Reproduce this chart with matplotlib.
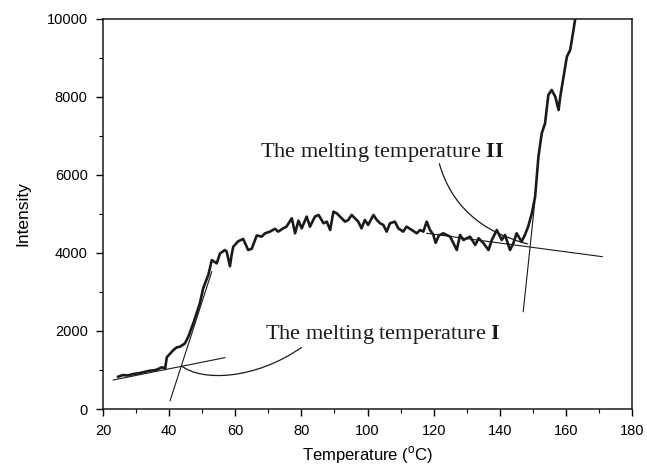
import numpy as np
import matplotlib
matplotlib.use("Agg")
import matplotlib.pyplot as plt
from matplotlib.path import Path
from matplotlib.patches import PathPatch
from matplotlib.ticker import MultipleLocator

plt.rcParams['font.family'] = ['Liberation Sans', 'DejaVu Sans']
plt.rcParams['mathtext.fontset'] = 'custom'
plt.rcParams['mathtext.rm'] = 'Liberation Serif'
plt.rcParams['mathtext.bf'] = 'Liberation Serif:bold'

# ---- data ----
temperature = [24.6, 26.0, 27.5, 29.2, 31.0, 32.5, 34.2, 36.0, 37.8, 38.8, 39.3, 40.3,
               41.3, 42.3, 43.3, 44.8, 45.8, 47.3, 48.3, 49.3, 50.3, 51.9, 52.9, 53.6,
               54.4, 55.4, 56.9, 57.4, 58.4, 58.9, 59.4, 60.9, 62.4, 63.9, 65.0, 66.5,
               68.0, 69.0, 70.5, 72.0, 73.0, 74.5, 75.5, 77.1, 78.1, 79.1, 80.1, 81.6,
               82.6, 84.1, 85.2, 86.7, 87.7, 88.7, 89.7, 90.7, 92.2, 93.2, 94.2, 95.2,
               96.2, 97.2, 98.2, 99.2, 100.2, 101.8, 102.8, 103.8, 104.8, 105.8, 106.8,
               108.3, 109.3, 110.8, 111.8, 113.4, 114.9, 115.9, 116.9, 117.9, 118.9,
               119.9, 120.6, 121.6, 122.9, 125.0, 127.0, 128.0, 129.0, 131.0, 132.6,
               133.6, 135.1, 136.6, 137.6, 139.1, 140.6, 141.6, 143.1, 144.1, 145.1,
               146.6, 147.6, 148.6, 149.7, 150.7, 151.7, 152.7, 153.7, 154.7, 155.7,
               156.8, 157.8, 158.3, 159.3, 160.3, 161.3, 162.3, 163.0]
intensity = [828, 870, 860, 897, 920, 950, 982, 1000, 1069, 1044, 1325, 1420,
             1513, 1580, 1598, 1684, 1854, 2197, 2450, 2710, 3094, 3450, 3820, 3780,
             3735, 3990, 4077, 4034, 3660, 3949, 4162, 4300, 4360, 4077, 4110, 4450,
             4420, 4505, 4548, 4620, 4548, 4633, 4676, 4890, 4505, 4830, 4633, 4933,
             4676, 4933, 4976, 4762, 4804, 4590, 5060, 5017, 4890, 4804, 4847, 4976,
             4890, 4804, 4633, 4847, 4719, 4976, 4847, 4762, 4719, 4548, 4762,
             4804, 4633, 4548, 4676, 4590, 4505, 4590, 4548, 4804, 4590,
             4470, 4260, 4450, 4505, 4419, 4077, 4462, 4334, 4419, 4205,
             4377, 4248, 4077, 4334, 4590, 4334, 4462, 4077, 4248, 4505,
             4291, 4462, 4676, 5017, 5444, 6470, 7068, 7324, 8051, 8179,
             8008, 7667, 8008, 8521, 9034, 9205, 9718, 10100]

# tangent construction lines (start/end points)
base_I_x = [23.1, 56.9]
base_I_y = [744, 1317]
steep_I_x = [40.3, 52.9]
steep_I_y = [214, 3521]
base_II_x = [117.9, 171.0]
base_II_y = [4505, 3906]
steep_II_x = [147.1, 150.6]
steep_II_y = [2496, 5300]

# pointer arcs (bezier control points)
arc_I = [(80.1, 1582), (66.0, 750), (50.0, 700), (43.8, 1103)]
arc_II = [(121.7, 6300), (127.0, 4700), (148.5, 4230)]

label_I = "The melting temperature "
label_II = "The melting temperature "
x_ticks = [20, 40, 60, 80, 100, 120, 140, 160, 180]
y_ticks = [0, 2000, 4000, 6000, 8000, 10000]

fig = plt.figure(figsize=(6.47, 4.69), dpi=100)
ax = fig.add_axes([103/647, 1-409/469, (632-103)/647, (409-19)/469])

ax.plot(temperature, intensity, color='#1a1a1a', lw=1.9, solid_joinstyle='round')
for xs, ys in [(base_I_x, base_I_y), (steep_I_x, steep_I_y),
               (base_II_x, base_II_y), (steep_II_x, steep_II_y)]:
    ax.plot(xs, ys, color='#1a1a1a', lw=0.8)

p1 = Path(arc_I, [Path.MOVETO, Path.CURVE4, Path.CURVE4, Path.CURVE4])
ax.add_patch(PathPatch(p1, fc='none', ec='#1a1a1a', lw=0.9))
p2 = Path(arc_II, [Path.MOVETO, Path.CURVE3, Path.CURVE3])
ax.add_patch(PathPatch(p2, fc='none', ec='#1a1a1a', lw=0.9))

ax.text(69.0, 1795, label_I + r"$\mathbf{I}$", family='Liberation Serif',
        fontsize=16, ha='left', va='baseline', color='#1a1a1a')
ax.text(67.5, 6462, label_II + r"$\mathbf{II}$", family='Liberation Serif',
        fontsize=16, ha='left', va='baseline', color='#1a1a1a')

ax.set_xlim(20, 180)
ax.set_ylim(0, 10000)
ax.set_xticks(x_ticks)
ax.set_yticks(y_ticks)
ax.xaxis.set_minor_locator(MultipleLocator(10))
ax.yaxis.set_minor_locator(MultipleLocator(1000))
ax.tick_params(which='major', direction='out', length=5, width=1, labelsize=10.5,
               top=False, right=False, pad=6)
ax.tick_params(which='minor', direction='out', length=3, width=0.8,
               top=False, right=False)
for s in ax.spines.values():
    s.set_linewidth(1.1)
    s.set_color('#1a1a1a')

ax.set_xlabel(r"Temperature ($^\mathregular{o}$C)", fontsize=12, labelpad=4)
ax.set_ylabel("Intensity", fontsize=12.5, labelpad=12)

fig.savefig("out.png", dpi=100)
• • •
GIVEN REQUEST: Every line from the top of the material above through the line with "from matplotlib.ticker import MultipleLocator" should be duplicated exactly, please; leave out the pictures.

ANSWER TO THE TASK:
Reproduce this chart with matplotlib.
import numpy as np
import matplotlib
matplotlib.use("Agg")
import matplotlib.pyplot as plt
from matplotlib.path import Path
from matplotlib.patches import PathPatch
from matplotlib.ticker import MultipleLocator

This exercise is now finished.